Updated on 2024-11-29 GMT+08:00

Setting Default Values for Hudi Columns

This feature allows you to set default values for columns when adding columns to a table and allows the system to return the default values of new columns when you query historical data.

Constraints

  • If data has been rewritten before default values are set for a new column, the default values of the column cannot be returned when historical data is queried. In this case, NULL values are returned. Some or all data will be rewritten when data is imported to the database, updated, compacted, or clustered.
  • The default values of a column must match the column type. If they do not match, the type will be forcibly converted. As a result, the precision of the default values is lost or the default values are NULL values.
  • The default values of historical data are the same as the default values set for the column for the first time. Changing the default values of a column for multiple times does not affect the query result of historical data.
  • After the default value is set, the rollback operation cannot roll back the default value.
  • Currently, Spark SQL does not support the function of viewing default column values.

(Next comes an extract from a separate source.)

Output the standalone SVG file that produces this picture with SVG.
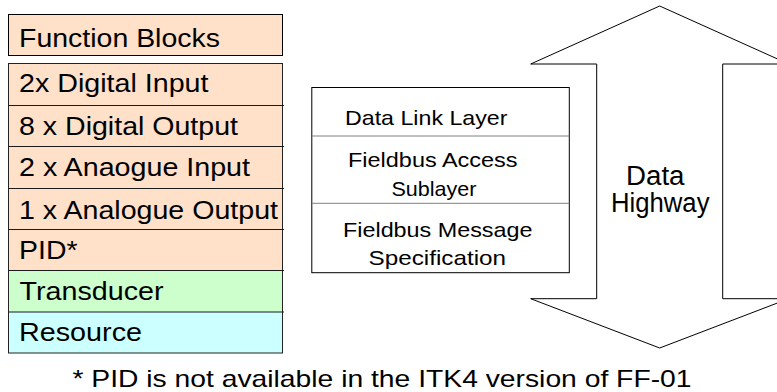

You can run the show create table command on Hive beeline to view default column values.

Scope

Currently, only the int, bigint, float, double, decimal, string, date, timestamp, boolean, and binary data types are supported.

Table 1 Supported engines

Engine

DDL Operation Support

Write Operation Support

Read Operation Support

SparkSQL

Y

Y

Y

Spark DataSource

N

N

Y

Flink

N

N

Y

HetuEngine

N

N

Y

Hive

N

N

Y

Example

For details about the SQL syntax, see Hudi SQL Syntax Reference.

Example:

  • Create a table and specify default values for columns.
    create table if not exists h3(
    id bigint,
    name string,
    price double default 12.34
    ) using hudi
    options (
    primaryKey = 'id',
    type = 'mor',
    preCombineField = 'name'
    );
  • Add columns and specify default values for the columns.
    alter table h3 add columns(col1 string default 'col1_value');
    alter table h3 add columns(col2 string default 'col2_value', col3 int default 1);
  • Change default values of columns.
    alter table h3 alter column price set default 14.56;
  • Inset data and use column default values.
    insert into h3(id, name) values(1, 'aaa');
    insert into h3(id, name, price) select 2, 'bbb', 12.5;